Blue Jays, Twins primed for season opener

Justin Morneau is no longer concussed and ready to make up for lost time as he and the Minnesota Twins visit Jose Bautista and the Toronto Blue Jays in Friday's sold-out opener at the Rogers Centre.

Justin Morneau appears ready to make up for lost time due to a concussion he suffered last season. In February, Jose Bautista was given 65 million reasons to prove he's more than a one-year wonder.

Ready to play his first game since July, Morneau and the Minnesota Twins begin their bid for a third consecutive American League Central title Friday night at Toronto, where Bautista is again expected to lead a high-powered Blue Jays' offence.

Despite winning a division title in 2010, there was a certain lament for the Twins as they played the entire second half of the season without Morneau and were swept out of the division series for the second straight year after going 94-68.

Morneau, the 2006 AL MVP from New Westminster, B.C., never fully recovered from being accidentally kneed in the head by Blue Jays infielder John McDonald while sliding to break up a double play in a July 7 game at Toronto, unable to be completely free of post-concussion symptoms. Morneau had been enjoying a stellar season, batting .345 in 81 games with 18 homers and 56 runs batted in.

Twins manager Ron Gardenhire decided on putting Morneau in the opening day lineup, looking beyond the slugger's .152 average in 10 spring training games as he eased him back into play.

"He'll tell you that he's getting closer," Gardenhire said. "There's been a couple times he really looked like he was on the ball.

"In Atlanta, it looked like he was lifting it a little bit. That's just from not getting him on the field enough so he can get his swing down."

Morneau will augment a lineup that also features Joe Mauer (.327 average, nine HRs, 75 RBIs) and left-fielder Delmon Young, who will try to follow a breakout season in which he had 21 HRs and 112 RBIs while batting .298.

Danny Valencia hit .311 in 85 games as a rookie and Gardenhire will again have veteran slugger Jim Thome, who is 11 homers shy of 600 after hitting 25 last year.

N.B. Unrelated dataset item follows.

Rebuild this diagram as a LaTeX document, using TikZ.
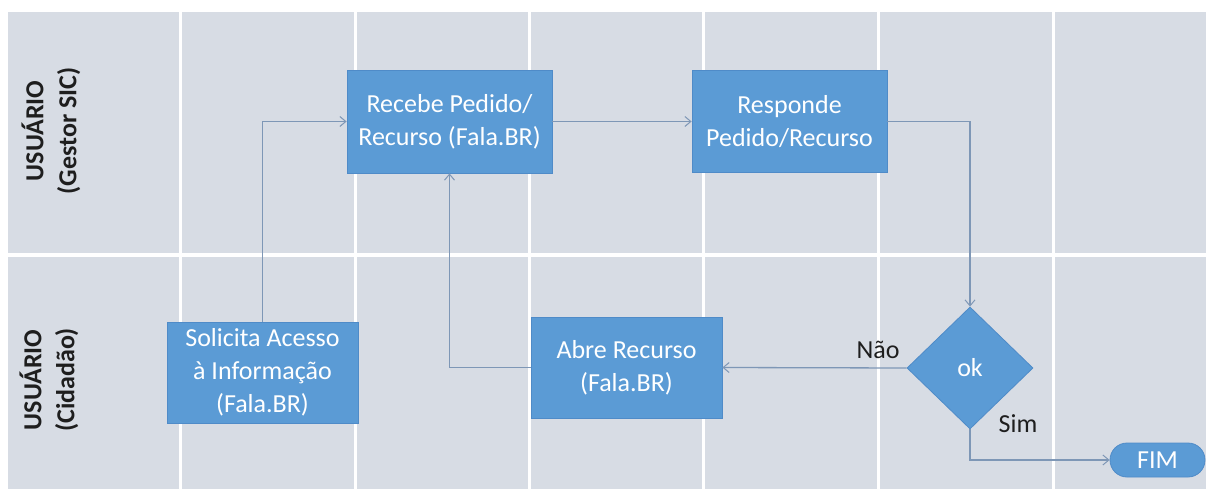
\documentclass[tikz,border=0pt]{standalone}
\usepackage{fontspec}
\setmainfont{Carlito}
\usetikzlibrary{arrows.meta,shapes.geometric,shapes.misc}
\definecolor{panel}{HTML}{D7DCE4}
\definecolor{boxblue}{HTML}{5B9BD5}
\definecolor{boxedge}{HTML}{4F8BC8}
\definecolor{conncol}{HTML}{7E97B6}
\definecolor{labtext}{HTML}{1E1E1E}
\newcommand{\bigfont}{\fontsize{26}{33}\selectfont}
\tikzset{
  procbox/.style={rectangle, fill=boxblue, draw=boxedge, line width=0.8pt, text=white, align=center, inner sep=2pt},
  decbox/.style={diamond, fill=boxblue, draw=boxedge, line width=0.8pt, text=white, inner sep=0pt},
  endbox/.style={rounded rectangle, fill=boxblue, draw=boxedge, line width=0.8pt, text=white, inner sep=0pt},
  conn/.style={draw=conncol, line width=1.3pt, -{Straight Barb[length=6pt,width=10pt,line width=1pt]}},
  lanelabel/.style={rotate=90, font=\bigfont\bfseries, text=labtext, align=center},
  edgelabel/.style={text=labtext},
  gridline/.style={draw=white, line width=3pt},
}
\begin{document}
\begin{tikzpicture}[x=1pt,y=-1pt,font=\bigfont]
\useasboundingbox (0,0) rectangle (1206,489);
\fill[white] (0,0) rectangle (1206,489);
\fill[panel] (8,12) rectangle (1206,489);
\foreach \xx in {180,355,529,703,878,1053} {
  \draw[gridline] (\xx,12) -- (\xx,489);
}
\draw[draw=white, line width=4pt] (8,255) -- (1206,255);

\node[lanelabel] (lane1) at (51,131) {USUÁRIO\\(Gestor SIC)};
\node[lanelabel] (lane2) at (49,380) {USUÁRIO\\(Cidadão)};

\node[procbox, minimum width=205pt, minimum height=103pt] (recebe) at (449.5,121.5) {Recebe Pedido/\\Recurso (Fala.BR)};
\node[procbox, minimum width=195pt, minimum height=102pt] (responde) at (789.5,121.5) {Responde\\Pedido/Recurso};
\node[procbox, minimum width=191pt, minimum height=101pt] (solicita) at (262.5,372.5) {Solicita Acesso\\à Informação\\(Fala.BR)};
\node[procbox, minimum width=191pt, minimum height=101pt] (abre) at (626.5,367.5) {Abre Recurso\\(Fala.BR)};
\node[decbox, minimum width=126pt, minimum height=122pt] (ok) at (970,368) {ok};
\node[endbox, minimum width=95pt, minimum height=34pt] (fim) at (1157.5,460) {FIM};

\draw[conn] (solicita.north) |- (recebe.west);
\draw[conn] (recebe.east) -- (responde.west);
\draw[conn] (responde.east) -| (ok.north);
\draw[conn] (ok.west) -- (abre.east);
\draw[conn] (abre.west) -| (recebe.south);
\draw[conn] (ok.south) |- (fim.west);

\node[edgelabel] (nao) at (878,350) {Não};
\node[edgelabel] (sim) at (1018,424) {Sim};
\end{tikzpicture}
\end{document}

Morneau hit .400 with three homers in 15 at-bats in four games against the Blue Jays last year. He is 3 for 7 with two doubles versus Blue Jays scheduled starter Ricky Romero (14-9, 3.73 ERA).

While Morneau has a proven track record as a hitter, Bautista enters 2011 trying to create one. A middling outfielder who never had more than 16 homers in any of his previous six seasons, Bautista hit 54 in 2010 to set a franchise record, pacing a Toronto attack that set a team record with 257 en route to an 85-77 finish that was only good for fourth place in the deep AL East.

Blue Jays general manager Alex Anthopoulos decided to buy in with Bautista, signing him to a five-year, $65 million US contract after successfully unloading centre-fielder Vernon Wells' contract in an off-season trade with the Los Angeles Angels.

"He'll have down months," Anthopoulos said. "He might have a year where he doesn't perform all that well.

"But you're buying into this for the long term. You have reason to believe he's going to be great."

Bautista has not been great against Twins scheduled starter Carl Pavano, going 1 for 11 with four strikeouts.

Bautista will also have a larger role in the clubhouse this year with Wells and pitcher Shaun Marcum no longer on the team. First-year manager John Farrell has plenty of power besides Bautista with Adam Lind and Aaron Hill, who combined for 49 homers despite hitting .237 and .205, respectively.

Additionally, the Blue Jays will be breaking in rookie catcher J.P. Arencibia, who was MVP of the Pacific Coast League after hitting .301 with 32 HRs and 85 RBIs for Las Vegas while posting a .626 slugging percentage.

Romero leads a young Blue Jays staff that will feature four starters 26 years old or younger. The third-year left-hander increased his win total by one in 2010 while pitching 32 more innings and lowering his ERA more than a half-run from his 2009 rookie season.

He won his only start against Minnesota last year and is 2-0 with a 2.78 ERA in three starts versus the Twins.

Pavano went 17-11 with a 3.75 ERA in 2010 for his best season since winning 18 games with Florida in 2004. The right-hander has been healthy for two full years after being plagued by elbow injuries and is eager to build on a strong spring.

"Once you've done it once, you can do it again," he told the Twins' official website.

"So taking that mentality a step further will just make you better and improve you. It was not a fluke that we were all successful last year.

"We know what we are capable of doing. We just have to stay confident with it."